Antwortfindung und Selbsttäuschung
Je vehementer trotz anders lautender Argumente an einer Auffassung festgehalten wird, umso größer wird die Wahrscheinlichkeit, dass man sich geirrt hat. Nur kann man es nicht zugeben, weil man felsenfest von der Korrektheit seiner Antwort überzeugt ist, so dass man keinen Zweifel hegt.
Man lügt nicht, sondern täuscht sich einfach. Würde dies aber mit keinem Argument der Welt einsehen. Eher wird man wütend und das macht die Sache kompliziert. Damit entsteht schnell eine Art kalter Krieg zwischen den Gegenparteien, deren Auffassungen diametral entgegen stehen.
Um herauszufinden, ob es sich um eine Täuschung oder eine korrekte Antwort handelt, beobachtet man das Prozedere der Antwortfindung: Kann der Antwortgeber mehrere Varianten und Sichten durchspielen, logisch argumentieren, auf Fragen bereitwillig Rede und Antwort stehen und hat er nicht nur drei Augenblicke für die Lösungsfindung gebraucht, handelt es sich wahrscheinlich um eine korrekte Antwort.
Nicht so beim Fall der zu schnell gefundenen Lösung. Hier stößt man bei jeder kleinsten Anfrage auf Unwillen des Antwortenden, die Lösung wird nicht präsentiert, Gegenargumente werden pauschal abgebügelt.
Vorsicht! Bauchgefühle können stark täuschen
Auch für uns selbst ist die Gefahr nicht gebannt, dass wir uns mit unserer Antwort auf falschen Gleisen bewegen, die in die Täuschung führen.

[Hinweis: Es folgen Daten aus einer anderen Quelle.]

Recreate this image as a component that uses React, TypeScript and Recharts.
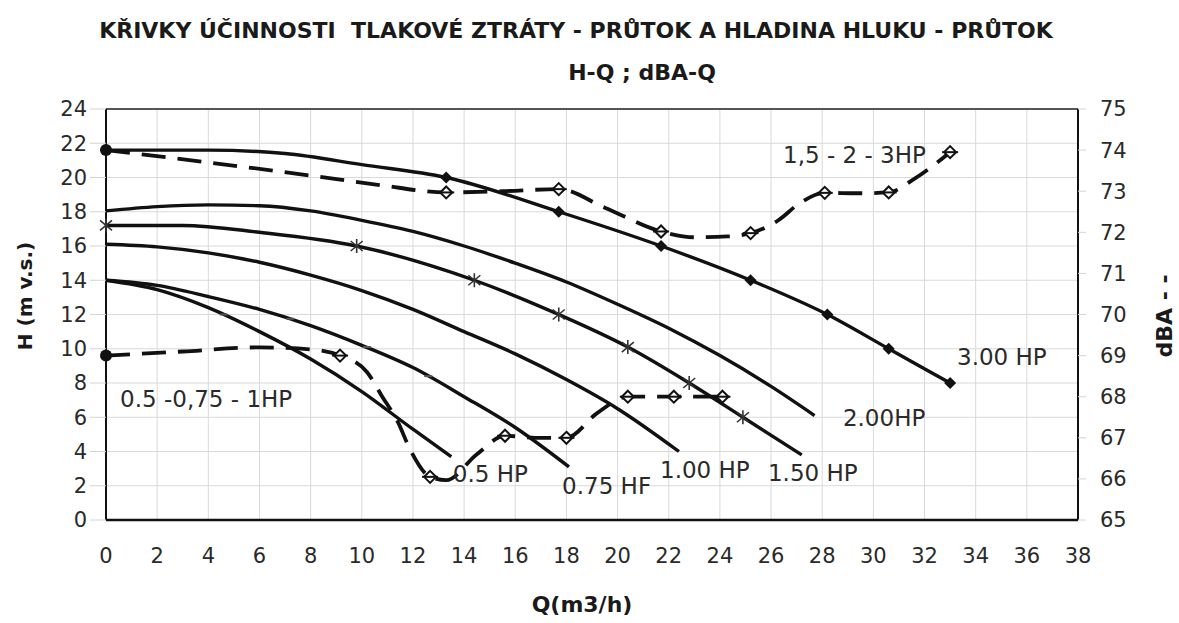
import React from 'react';
import { ComposedChart, Line, XAxis, YAxis, CartesianGrid, ReferenceLine, ReferenceDot } from 'recharts';

// ---- axis ticks ----
const Q_TICKS = [0, 2, 4, 6, 8, 10, 12, 14, 16, 18, 20, 22, 24, 26, 28, 30, 32, 34, 36, 38];
const H_TICKS = [0, 2, 4, 6, 8, 10, 12, 14, 16, 18, 20, 22, 24];
const DBA_TICKS = [65, 66, 67, 68, 69, 70, 71, 72, 73, 74, 75];

// ---- H-Q curves (Q m3/h, H m v.s.) ----
const hp3Curve = [
  { q: 0, h: 21.6 }, { q: 4, h: 21.6 }, { q: 7, h: 21.4 }, { q: 10, h: 20.75 }, { q: 13.3, h: 20.0 },
  { q: 17.7, h: 18.0 }, { q: 21.7, h: 16.0 }, { q: 25.2, h: 14.0 }, { q: 28.2, h: 12.0 },
  { q: 30.6, h: 10.0 }, { q: 33, h: 8.0 },
];
const hp3Markers = [
  { q: 0, h: 21.6 }, { q: 13.3, h: 20.0 }, { q: 17.7, h: 18.0 }, { q: 21.7, h: 16.0 },
  { q: 25.2, h: 14.0 }, { q: 28.2, h: 12.0 }, { q: 30.6, h: 10.0 }, { q: 33, h: 8.0 },
];
const hp2Curve = [
  { q: 0, h: 18.05 }, { q: 2, h: 18.3 }, { q: 4, h: 18.4 }, { q: 6, h: 18.35 }, { q: 8, h: 18.05 },
  { q: 10, h: 17.5 }, { q: 12, h: 16.85 }, { q: 14, h: 16.0 }, { q: 16, h: 15.0 }, { q: 18, h: 13.9 },
  { q: 20, h: 12.6 }, { q: 22, h: 11.2 }, { q: 24, h: 9.6 }, { q: 26, h: 7.8 }, { q: 27.7, h: 6.1 },
];
const hp15Curve = [
  { q: 0, h: 17.2 }, { q: 3, h: 17.2 }, { q: 6, h: 16.8 }, { q: 9.8, h: 16.0 }, { q: 14.4, h: 14.0 },
  { q: 17.7, h: 12.0 }, { q: 20.4, h: 10.1 }, { q: 22.8, h: 8.0 }, { q: 24.9, h: 6.0 }, { q: 27.2, h: 3.8 },
];
const hp15Markers = [
  { q: 0, h: 17.2 }, { q: 9.8, h: 16.0 }, { q: 14.4, h: 14.0 }, { q: 17.7, h: 12.0 },
  { q: 20.4, h: 10.1 }, { q: 22.8, h: 8.0 }, { q: 24.9, h: 6.0 },
];
const hp1Curve = [
  { q: 0, h: 16.1 }, { q: 2, h: 15.95 }, { q: 4, h: 15.6 }, { q: 6, h: 15.05 }, { q: 8, h: 14.3 },
  { q: 10, h: 13.4 }, { q: 12, h: 12.3 }, { q: 14, h: 11.0 }, { q: 16, h: 9.7 }, { q: 18, h: 8.2 },
  { q: 20, h: 6.5 }, { q: 22.4, h: 4.0 },
];
const hp075Curve = [
  { q: 0, h: 14.0 }, { q: 2, h: 13.7 }, { q: 4, h: 13.05 }, { q: 6, h: 12.3 }, { q: 8, h: 11.35 },
  { q: 10, h: 10.2 }, { q: 12, h: 8.9 }, { q: 14, h: 7.2 }, { q: 16, h: 5.4 }, { q: 18.1, h: 3.1 },
];
const hp075Markers = [{ q: 7.2, h: 11.75 }, { q: 10.2, h: 10.1 }, { q: 12.6, h: 8.4 }];
const hp05Curve = [
  { q: 0, h: 14.0 }, { q: 2, h: 13.45 }, { q: 4, h: 12.4 }, { q: 6, h: 11.0 }, { q: 8, h: 9.4 },
  { q: 10, h: 7.5 }, { q: 12, h: 5.3 }, { q: 13.5, h: 3.7 },
];
const hp05Markers = [{ q: 4.6, h: 12.0 }];

// ---- dBA-Q curves ----
const dbaHighCurve = [
  { q: 0, db: 74.0 }, { q: 4, db: 73.7 }, { q: 8, db: 73.38 }, { q: 10.7, db: 73.15 }, { q: 13.3, db: 72.97 },
  { q: 15.5, db: 73.0 }, { q: 17.7, db: 73.05 }, { q: 19.5, db: 72.6 }, { q: 21.7, db: 72.02 },
  { q: 23, db: 71.88 }, { q: 24.3, db: 71.9 }, { q: 25.2, db: 71.98 }, { q: 26.3, db: 72.3 },
  { q: 27.1, db: 72.7 }, { q: 28.1, db: 72.96 }, { q: 29.4, db: 72.95 }, { q: 30.6, db: 72.97 },
  { q: 31.6, db: 73.3 }, { q: 33, db: 73.95 },
];
const dbaHighMarkers = [
  { q: 0, db: 74.0 }, { q: 13.3, db: 72.97 }, { q: 17.7, db: 73.05 }, { q: 21.7, db: 72.02 },
  { q: 25.2, db: 71.98 }, { q: 28.1, db: 72.96 }, { q: 30.6, db: 72.97 }, { q: 33, db: 73.95 },
];
const dbaLowCurve = [
  { q: 0, db: 69.0 }, { q: 3, db: 69.1 }, { q: 6, db: 69.2 }, { q: 8, db: 69.15 }, { q: 9.15, db: 69.0 },
  { q: 10.2, db: 68.6 }, { q: 10.8, db: 68.0 }, { q: 11.4, db: 67.4 }, { q: 11.9, db: 66.7 },
  { q: 12.67, db: 66.05 }, { q: 13.3, db: 65.97 }, { q: 14.5, db: 66.6 }, { q: 15.6, db: 67.05 },
  { q: 16.8, db: 67.0 }, { q: 18.0, db: 67.0 }, { q: 19.2, db: 67.6 }, { q: 20.4, db: 68.0 },
  { q: 22.2, db: 68.0 }, { q: 24.1, db: 68.0 },
];
const dbaLowMarkers = [
  { q: 0, db: 69.0 }, { q: 9.15, db: 69.0 }, { q: 12.67, db: 66.05 }, { q: 15.6, db: 67.05 },
  { q: 18.0, db: 67.0 }, { q: 20.4, db: 68.0 }, { q: 22.2, db: 68.0 }, { q: 24.1, db: 68.0 },
];

// ---- curve labels ----
const CURVE_LABELS = [
  { text: '0.5 -0,75 - 1HP', q: 0.55, h: 7.1 },
  { text: '0.5 HP', q: 13.56, h: 2.69 },
  { text: '0.75 HF', q: 17.83, h: 1.99 },
  { text: '1.00 HP', q: 21.66, h: 2.92 },
  { text: '1.50 HP', q: 25.88, h: 2.74 },
  { text: '2.00HP', q: 28.81, h: 5.96 },
  { text: '3.00 HP', q: 33.27, h: 9.52 },
  { text: '1,5 - 2 - 3HP', q: 26.47, h: 21.31 },
];

const FONT = 'DejaVu Sans';
const INK = '#1a1a1a';

const diamondDot = (p: any) => {
  const { cx, cy, index } = p;
  if (cx == null || cy == null) return <g key={`dd${index}`} />;
  return (
    <path key={`dd${index}`} d={`M${cx},${cy - 6}L${cx + 6},${cy}L${cx},${cy + 6}L${cx - 6},${cy}Z`} fill="#111" />
  );
};
const starDot = (p: any) => {
  const { cx, cy, index } = p;
  if (cx == null || cy == null) return <g key={`sd${index}`} />;
  return (
    <path
      key={`sd${index}`}
      d={`M${cx - 6},${cy - 5}L${cx + 6},${cy + 5}M${cx - 6},${cy + 5}L${cx + 6},${cy - 5}M${cx},${cy - 7}L${cx},${cy + 7}`}
      stroke="#333"
      strokeWidth={1.6}
      fill="none"
    />
  );
};
const tickDot = (p: any) => {
  const { cx, cy, index } = p;
  if (cx == null || cy == null) return <g key={`td${index}`} />;
  return <path key={`td${index}`} d={`M${cx - 4},${cy}L${cx + 4},${cy}`} stroke="#555" strokeWidth={2} />;
};
const noiseDot = (p: any) => {
  const { cx, cy, index } = p;
  if (cx == null || cy == null) return <g key={`nd${index}`} />;
  if (index === 0) return <circle key={`nd${index}`} cx={cx} cy={cy} r={6} fill="#111" />;
  return (
    <g key={`nd${index}`}>
      <path d={`M${cx},${cy - 6}L${cx + 6},${cy}L${cx},${cy + 6}L${cx - 6},${cy}Z`} fill="#fff" stroke="#111" strokeWidth={2} />
      <path d={`M${cx - 8},${cy}L${cx + 8},${cy}`} stroke="#111" strokeWidth={2} />
    </g>
  );
};

const tickStyle = { fill: '#2a2a2a', fontSize: 21, fontFamily: FONT };

export default function App() {
  const solid = { stroke: '#111', strokeWidth: 3.4, dot: false, isAnimationActive: false, type: 'monotone' as const };
  const dashed = { stroke: '#111', strokeWidth: 3.8, strokeDasharray: '24 12', dot: false, isAnimationActive: false, type: 'monotone' as const };
  return (
    <div style={{ position: 'absolute', left: 0, top: 0, width: 1179, height: 623, background: '#fff' }}>
      <ComposedChart width={1179} height={623} margin={{ top: 109, right: 41, bottom: 73, left: 46 }}>
        <CartesianGrid yAxisId="h" stroke="#d9d9d9" strokeWidth={1} />
        <XAxis
          type="number"
          dataKey="q"
          domain={[0, 38]}
          ticks={Q_TICKS}
          interval={0}
          height={30}
          tickSize={0}
          tickMargin={28}
          tickLine={false}
          axisLine={{ stroke: '#111', strokeWidth: 2.5 }}
          tick={tickStyle}
        />
        <YAxis
          yAxisId="h"
          type="number"
          domain={[0, 24]}
          ticks={H_TICKS}
          interval={0}
          width={60}
          tickSize={16}
          tickMargin={3}
          tickLine={{ stroke: '#d4d4d4' }}
          axisLine={{ stroke: '#111', strokeWidth: 2 }}
          tick={tickStyle}
        />
        <YAxis
          yAxisId="db"
          orientation="right"
          type="number"
          domain={[65, 75]}
          ticks={DBA_TICKS}
          interval={0}
          width={60}
          tickSize={8}
          tickMargin={14}
          tickLine={{ stroke: '#d4d4d4' }}
          axisLine={{ stroke: '#111', strokeWidth: 2 }}
          tick={tickStyle}
        />
        <ReferenceLine yAxisId="h" y={24} stroke="#555" strokeWidth={2} />

        <Line yAxisId="h" data={hp05Curve} dataKey="h" {...solid} />
        <Line yAxisId="h" data={hp075Curve} dataKey="h" {...solid} />
        <Line yAxisId="h" data={hp1Curve} dataKey="h" {...solid} />
        <Line yAxisId="h" data={hp15Curve} dataKey="h" {...solid} />
        <Line yAxisId="h" data={hp2Curve} dataKey="h" {...solid} />
        <Line yAxisId="h" data={hp3Curve} dataKey="h" {...solid} />

        <Line yAxisId="h" data={hp05Markers} dataKey="h" stroke="none" dot={tickDot} isAnimationActive={false} />
        <Line yAxisId="h" data={hp075Markers} dataKey="h" stroke="none" dot={tickDot} isAnimationActive={false} />
        <Line yAxisId="h" data={hp15Markers} dataKey="h" stroke="none" dot={starDot} isAnimationActive={false} />
        <Line yAxisId="h" data={hp3Markers} dataKey="h" stroke="none" dot={diamondDot} isAnimationActive={false} />

        <Line yAxisId="db" data={dbaHighCurve} dataKey="db" {...dashed} />
        <Line yAxisId="db" data={dbaLowCurve} dataKey="db" {...dashed} />
        <Line yAxisId="db" data={dbaHighMarkers} dataKey="db" stroke="none" dot={noiseDot} isAnimationActive={false} />
        <Line yAxisId="db" data={dbaLowMarkers} dataKey="db" stroke="none" dot={noiseDot} isAnimationActive={false} />

        {CURVE_LABELS.map((l) => (
          <ReferenceDot
            key={l.text}
            yAxisId="h"
            x={l.q}
            y={l.h}
            r={0}
            fill="none"
            stroke="none"
            label={{ value: l.text, position: 'right', offset: 0, fill: '#2a2a2a', fontSize: 23, fontFamily: FONT }}
          />
        ))}
      </ComposedChart>

      <div style={{ position: 'absolute', left: 576, top: 31, transform: 'translate(-50%,-50%)', whiteSpace: 'pre', fontFamily: FONT, fontWeight: 'bold', fontSize: 22, color: INK, lineHeight: 1 }}>
        {'KŘIVKY ÚČINNOSTI  TLAKOVÉ ZTRÁTY - PRŮTOK A HLADINA HLUKU - PRŮTOK'}
      </div>
      <div style={{ position: 'absolute', left: 642, top: 73, transform: 'translate(-50%,-50%)', whiteSpace: 'pre', fontFamily: FONT, fontWeight: 'bold', fontSize: 22, color: INK, lineHeight: 1 }}>
        {'H-Q ; dBA-Q'}
      </div>
      <div style={{ position: 'absolute', left: 25, top: 296, transform: 'translate(-50%,-50%) rotate(-90deg)', whiteSpace: 'pre', fontFamily: FONT, fontWeight: 'bold', fontSize: 20, color: INK, lineHeight: 1 }}>
        {'H (m v.s.)'}
      </div>
      <div style={{ position: 'absolute', left: 1165, top: 316, transform: 'translate(-50%,-50%) rotate(-90deg)', whiteSpace: 'pre', fontFamily: FONT, fontWeight: 'bold', fontSize: 22, color: INK, lineHeight: 1 }}>
        {'dBA - -'}
      </div>
      <div style={{ position: 'absolute', left: 582, top: 605, transform: 'translate(-50%,-50%)', whiteSpace: 'pre', fontFamily: FONT, fontWeight: 'bold', fontSize: 22, color: INK, lineHeight: 1 }}>
        {'Q(m3/h)'}
      </div>
    </div>
  );
}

Haben wir erstens die Antwort zu schnell gefunden, stoßen wir zweitens auf die genannten Merkmale der starren Lösungsvorgabe, die um keinen Millimeter abweichen will, auch wenn es noch so unsinnig erscheint und werden wir drittens immer ungehaltener, je mehr man über diese Antwort wissen will (schließlich müsste man sie ja bestens erklären können), um so wacher sollte man werden.
Dann gibt es mit großer Wahrscheinlichkeit nur ein Fazit: Man hat sich vom Bauchgefühl leiten und täuschen lassen. So hatte man spontan die Antwort parat, quasi aus dem Bauch heraus. Als eine Art momentanes gesichertes Gefühl (Intuition). Leider aber war es – wieder einmal – falsch.
Können Gefühle eine Variantendurchforstung ersetzen?
Wohl kaum. Dennoch können Bauchgefühle ungeheuer kreativ und stark sein, dass man sich sogar 100% sicher wähnt. Schon dort gibt es einen auffälligen Unterschied: Bei aufwendig erarbeiteten Antworten wagt man sich kaum, 80 – 100 Prozent Sicherheit einzuräumen, weil man immer gewisse Unsicherheiten kennt, die man nicht beherrscht. Man weiß – so die alte Weisheit – dass man nichts weiß.
Fühlt man sich aber unfehlbar (200% Sicherheit), sollte man sich vor Augen halten, dass man wahrscheinlich einer Selbst-Täuschung erliegt. Und dann wird es brenzlig, weil man in diesem Zusammenhang auch falsche Entscheidungen trifft, die auf einem Irrtum begründet sind.
System (Fragen, Antworten, Entscheidung) aus dem Lot?
Wir werden nicht gleich alles korrigieren können, was mit dem System von Fragen, Antworten, Entscheidung zu tun hat, aber wir sollten dem Gefühl, unfehlbar zu sein, gegensteuern durch Selbstkontrolle (hin und wieder protokollarisch oder mit Kamera festhalten, wie wir strittige Fragen beantworten). Das macht die Sicht auf uns selbst klarer und offenbart den engen Zusammenhang von Bauchgefühl, Antwort und Fehlentscheidung.
Letztere erliegt häufig dem Irrtum, die eigene Meinung und Antwort sei richtig gewesen. Das kann zu gravierenden Folgen führen, etwa im Management, wie uns das aktuelle Beispiel (nur eins von Tausenden) der Bahn-Misere zeigt. Richtige Entscheidungen entstehen nur unter Anwendung der richtigen Antwortfindungs-Prozedere (keine Unfehlbarkeit, kein Abbügeln) und führen zur 80-100-prozentigen, dafür aber echten Lösungs-Variante.